_JOB_
Drop every picture, then transcribe the remaining data exactly.

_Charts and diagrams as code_
══════════════════════════════
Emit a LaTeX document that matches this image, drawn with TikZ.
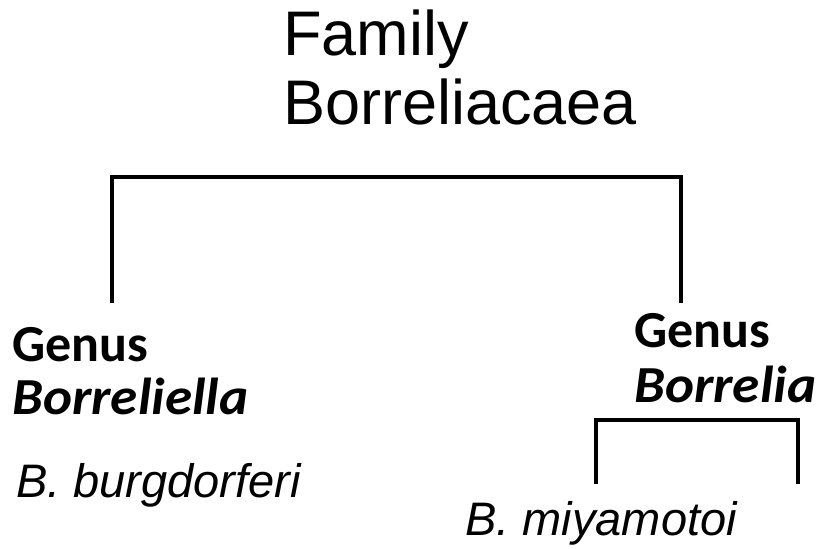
\documentclass[tikz,border=0pt]{standalone}
\usepackage{fontspec}
\setmainfont{Liberation Sans}
\newfontfamily\genusfont{Carlito}
\newfontfamily\genusitfont{Carlito}[FakeStretch=1.06]

\begin{document}
\begin{tikzpicture}[x=1pt,y=-1pt,
  branch/.style={line width=3.6pt,line cap=rect},
  title/.style={anchor=base west,inner sep=0pt,font=\fontsize{63}{69}\selectfont},
  genus/.style={anchor=base west,inner sep=0pt,font=\genusfont\bfseries\fontsize{52}{57}\selectfont},
  genusit/.style={genus,font=\genusitfont\bfseries\itshape\fontsize{52}{57}\selectfont},
  species/.style={anchor=base west,inner sep=0pt,font=\itshape\fontsize{47}{52}\selectfont}]
\useasboundingbox (0,0) rectangle (823,549);
\node[title] (fam1) at (283,55) {Family};
\node[title] (fam2) at (283,124) {Borreliacaea};
\node[genus] (gen1) at (12,361) {Genus};
\node[genusit] (gen1b) at (12,414) {Borreliella};
\node[genus] (gen2) at (634,347) {Genus};
\node[genusit] (gen2b) at (634,402) {Borrelia};
\node[species] (sp1) at (16,497) {B. burgdorferi};
\node[species] (sp2) at (465,535) {B. miyamotoi};
\coordinate (j1) at (112,301);
\coordinate (j2) at (681,301);
\coordinate (k1) at (596,482);
\coordinate (k2) at (798,482);
\draw[branch] (j1) -- ++(0,-124) -| (j2);
\draw[branch] (k1) -- ++(0,-62) -| (k2);
\end{tikzpicture}
\end{document}
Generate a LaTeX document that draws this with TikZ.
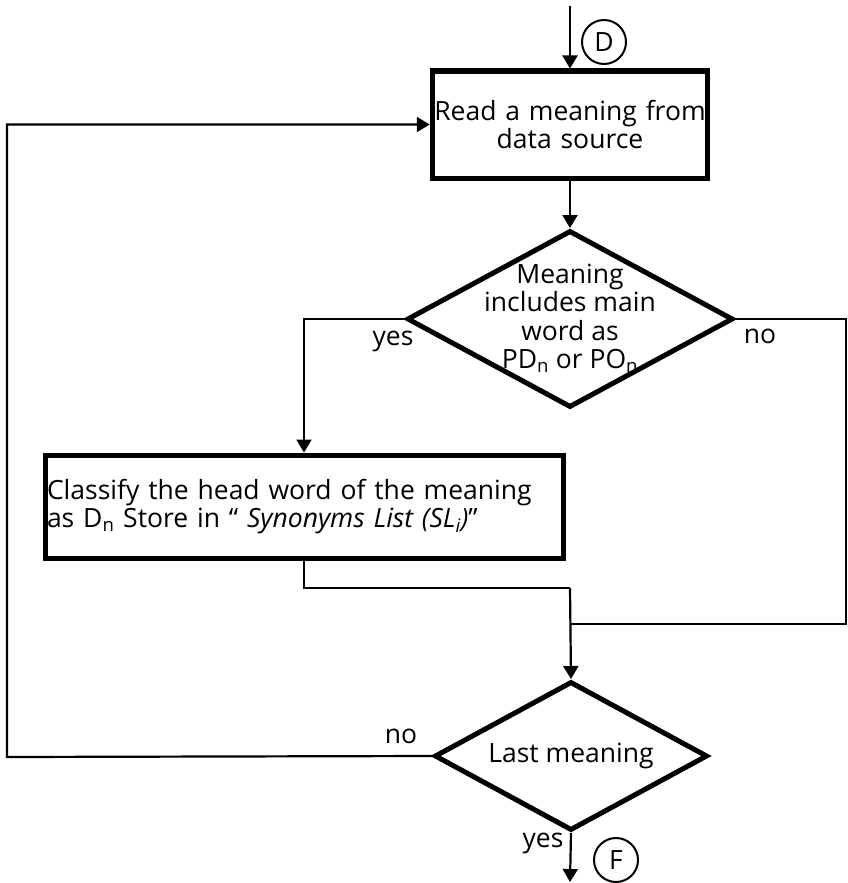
══════════════════════════════
_RESPONSE TO THIS EXERCISE_
Emit a LaTeX document that matches this image, drawn with TikZ.
\documentclass[tikz,border=0pt]{standalone}
\usepackage{fontspec}
\setmainfont{Liberation Sans}
\newfontfamily\genusfont{Carlito}
\newfontfamily\genusitfont{Carlito}[FakeStretch=1.06]

\begin{document}
\begin{tikzpicture}[x=1pt,y=-1pt,
  branch/.style={line width=3.6pt,line cap=rect},
  title/.style={anchor=base west,inner sep=0pt,font=\fontsize{63}{69}\selectfont},
  genus/.style={anchor=base west,inner sep=0pt,font=\genusfont\bfseries\fontsize{52}{57}\selectfont},
  genusit/.style={genus,font=\genusitfont\bfseries\itshape\fontsize{52}{57}\selectfont},
  species/.style={anchor=base west,inner sep=0pt,font=\itshape\fontsize{47}{52}\selectfont}]
\useasboundingbox (0,0) rectangle (823,549);
\node[title] (fam1) at (283,55) {Family};
\node[title] (fam2) at (283,124) {Borreliacaea};
\node[genus] (gen1) at (12,361) {Genus};
\node[genusit] (gen1b) at (12,414) {Borreliella};
\node[genus] (gen2) at (634,347) {Genus};
\node[genusit] (gen2b) at (634,402) {Borrelia};
\node[species] (sp1) at (16,497) {B. burgdorferi};
\node[species] (sp2) at (465,535) {B. miyamotoi};
\coordinate (j1) at (112,301);
\coordinate (j2) at (681,301);
\coordinate (k1) at (596,482);
\coordinate (k2) at (798,482);
\draw[branch] (j1) -- ++(0,-124) -| (j2);
\draw[branch] (k1) -- ++(0,-62) -| (k2);
\end{tikzpicture}
\end{document}
Generate a LaTeX document that draws this with TikZ.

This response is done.